With a ideal 2x teleconverter, you will be 2 f-stops down from what the lens is set to.

Think about the basic physics and this should be clear. A 2x teleconverter makes the dimension of anything in the image 2x larger. Something that would result in a 1x1 mm square with the bare lens results in a 2x2 mm square with the teleconverter. That 2x2 mm square has 4 times the area of the original 1x1 mm square. That means the same light coming out of the lens is now spread over 1/4 the area, which means it will be 1/4 as bright. A factor of 4 less light is 2 f-stops, since each f-stop represents a factor of 2.

Any real teleconverter will loose a little light due to it being reflected off the front surfaces of the lens elements and the like. Therefore a 2x teleconverter will loose a little more than 2 f-stops of light. However, this extra loss is generally small enough to ignore. In any case, the automatic metering system in the camera should compensate for whatever the teleconverter does. You will see this as slower shutter speed, or requiring you to open the lens more for the same shutter speed.

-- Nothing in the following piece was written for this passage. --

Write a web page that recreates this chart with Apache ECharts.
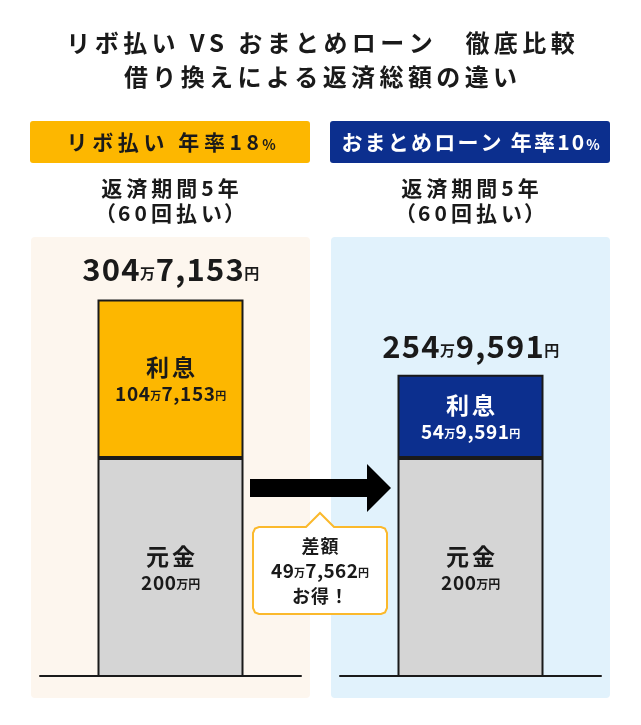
<!DOCTYPE html>
<html>
<head>
<meta charset="utf-8">
<script src="https://cdn.jsdelivr.net/npm/echarts@6/dist/echarts.min.js"></script>
<style>
  html, body { margin: 0; padding: 0; background: #fff; }
  #main { width: 641px; height: 725px; }
</style>
</head>
<body>
<div id="main"></div>
<script>
// データ（円）
var categories = ['リボ払い', 'おまとめローン'];
var rates = ['18', '10'];
var principalYen = [2000000, 2000000];
var interestYen = [1047153, 549591];

var FONT = '"Noto Sans CJK JP", "Noto Sans", sans-serif';
var INK = '#1a1a1a';
var ORANGE = '#fdb700';
var NAVY = '#0c2f8e';
var GRAY = '#d5d5d5';

// 1文字ずつ rich トークンにして字間をつける
function sp(str, st) {
  return str.split('').map(function (ch) { return '{' + st + '|' + ch + '}'; }).join('');
}

// 304万7,153円 -> rich text
function yenRich(y, n, u) {
  var man = Math.floor(y / 10000);
  var rest = y % 10000;
  if (!rest) return sp(String(man), n) + '{' + u + '|万円}';
  return sp(String(man), n) + '{' + u + '|万}' + sp(rest.toLocaleString('en-US'), n) + '{' + u + '|円}';
}

function rs(size, color, extra) {
  var o = { fontSize: size, fontWeight: 'bold', fontFamily: FONT, color: color, fill: color };
  for (var k in extra) o[k] = extra[k];
  return o;
}

var principalMan = principalYen.map(function (v) { return v / 10000; });
var interestMan = interestYen.map(function (v) { return v / 10000; });
var totalYen = principalYen.map(function (v, i) { return v + interestYen[i]; });
var diffYen = totalYen[0] - totalYen[1];

var myChart = echarts.init(document.getElementById('main'));

var grids = [], xAxes = [], yAxes = [], series = [];
var panelX = [40, 340];
for (var i = 0; i < 2; i++) {
  grids.push({ left: panelX[i], width: 261, top: 246, height: 430 });
  xAxes.push({
    type: 'category', gridIndex: i, data: [categories[i]],
    axisLine: { lineStyle: { color: INK, width: 2 } },
    axisTick: { show: false }, axisLabel: { show: false }
  });
  yAxes.push({
    type: 'value', gridIndex: i, min: 56, max: 340,
    show: false, splitLine: { show: false }
  });
  series.push({
    type: 'bar', xAxisIndex: i, yAxisIndex: i, stack: 's' + i,
    barWidth: 146, data: [principalMan[i]],
    itemStyle: { color: GRAY, borderColor: INK, borderWidth: 2 },
    label: {
      show: true, position: 'inside', color: INK, fontFamily: FONT,
      formatter: (function (k) {
        return function () { return sp('元金', 't') + '\n' + yenRich(principalYen[k], 'n', 'u'); };
      })(i),
      rich: {
        t: rs(23, INK, { lineHeight: 30, padding: [0, 1.5] }),
        n: rs(19, INK, { lineHeight: 22, padding: [0, 0.3] }),
        u: rs(12, INK, { lineHeight: 22, padding: [4, 0, 0, 0] })
      }
    }
  });
  var txt = i === 0 ? INK : '#fff';
  series.push({
    type: 'bar', xAxisIndex: i, yAxisIndex: i, stack: 's' + i,
    barWidth: 146, data: [interestMan[i]],
    itemStyle: { color: i === 0 ? ORANGE : NAVY, borderColor: INK, borderWidth: 2 },
    label: {
      show: true, position: 'inside', color: txt, fontFamily: FONT,
      formatter: (function (k) {
        return function () { return sp('利息', 't') + '\n' + yenRich(interestYen[k], 'n', 'u'); };
      })(i),
      rich: {
        t: rs(23, txt, { lineHeight: 30, padding: [0, 1.5] }),
        n: rs(19, txt, { lineHeight: 22, padding: [0, 0.3] }),
        u: rs(11, txt, { lineHeight: 22, padding: [4, 0, 0, 0] })
      }
    }
  });
  series.push({
    type: 'scatter', xAxisIndex: i, yAxisIndex: i,
    data: [principalMan[i] + interestMan[i]],
    symbolSize: 1, itemStyle: { color: 'rgba(0,0,0,0)' }, z: 5,
    label: {
      show: true, position: 'top', distance: i === 0 ? 12 : 10, color: INK, opacity: 1,
      textBorderWidth: 0, fontFamily: FONT,
      formatter: (function (k) {
        return function () { return yenRich(totalYen[k], 'n', 'u'); };
      })(i),
      rich: {
        n: rs(31, INK, { lineHeight: 36, padding: [0, 0.6] }),
        u: rs(15, INK, { lineHeight: 36, padding: [8, 0, 0, 0] })
      }
    }
  });
}

var graphics = [
  // パネル背景
  { type: 'rect', z: -10, shape: { x: 31, y: 237, width: 279, height: 461, r: 4 }, style: { fill: '#fdf6ee' } },
  { type: 'rect', z: -10, shape: { x: 331, y: 237, width: 279, height: 461, r: 4 }, style: { fill: '#e1f2fc' } },
  // タイトル
  { type: 'text', x: 320.5, y: 60, style: {
      text: sp('リボ払い VS おまとめローン　徹底比較', 'a') + '\n' + sp('借り換えによる返済総額の違い', 'a'),
      align: 'center', verticalAlign: 'middle',
      rich: { a: rs(24, INK, { lineHeight: 34, padding: [0, 2.2] }) } } },
  // 見出し
  { type: 'rect', shape: { x: 30, y: 121, width: 280, height: 42, r: 3 }, style: { fill: ORANGE } },
  { type: 'rect', shape: { x: 330, y: 121, width: 280, height: 42, r: 3 }, style: { fill: NAVY } }
];
var headPad = [2.3, 1.1];
for (var j = 0; j < 2; j++) {
  var cx = j === 0 ? 170 : 470;
  var c = j === 0 ? INK : '#fff';
  graphics.push({ type: 'text', x: cx, y: 142, style: {
    text: sp(categories[j] + ' 年率' + rates[j], 'a') + '{b|%}',
    align: 'center', verticalAlign: 'middle',
    rich: {
      a: rs(21, c, { padding: [0, headPad[j]] }),
      b: rs(14, c, { padding: [5, 0, 0, 1] })
    } } });
  graphics.push({ type: 'text', x: cx, y: 201, style: {
    text: sp('返済期間5年', 's') + '\n{p|（}' + sp('60回払い', 's') + '{p|）}',
    align: 'center', verticalAlign: 'middle',
    rich: {
      s: rs(21, INK, { lineHeight: 25, padding: [0, 2] }),
      p: rs(21, INK, { lineHeight: 25 })
    } } });
}
// 矢印
graphics.push({ type: 'polygon', shape: { points: [[250, 479], [367, 479], [367, 464], [391, 488], [367, 512], [367, 497], [250, 497]] },
  style: { fill: '#000' } });
// 吹き出し
graphics.push({ type: 'polygon', shape: { points: [
    [259, 527], [306, 527], [320, 513], [334, 527], [381, 527], [385, 528.5], [387, 533],
    [387, 608], [385, 612.5], [381, 614], [259, 614], [255, 612.5], [253, 608], [253, 533], [255, 528.5]
  ] }, style: { fill: '#fff', stroke: '#fbb92c', lineWidth: 2 } });
graphics.push({ type: 'text', x: 320, y: 571, style: {
  text: sp('差額', 't') + '\n' + yenRich(diffYen, 'n', 'u') + '\n' + sp('お得！', 't'),
  align: 'center', verticalAlign: 'middle',
  rich: {
    t: rs(18, INK, { lineHeight: 25, padding: [0, 0.5] }),
    n: rs(19, INK, { lineHeight: 25, padding: [0, 0.2] }),
    u: rs(11, INK, { lineHeight: 25, padding: [4, 0, 0, 0] })
  } } });

myChart.setOption({
  animation: false,
  backgroundColor: '#fff',
  grid: grids,
  xAxis: xAxes,
  yAxis: yAxes,
  series: series,
  graphic: graphics
});
</script>
</body>
</html>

Therefore, to answer your question, if the lens is set to f/1.8, then the effective aperture for the purpose of light level will be 2 f-stops higher. f/1.8 is not one of the standard f-stop values, but computing 2 f-stops higher is still easy. Each f-stop is sqrt(2) higher from the previous, so 2 f-stops is 2x higher, so 2 f-stops past f/1.8 is f/3.6. If the lens was set to f/4.0, then you'd get f/8.0, if set to f/11, you'd get f/22, etc.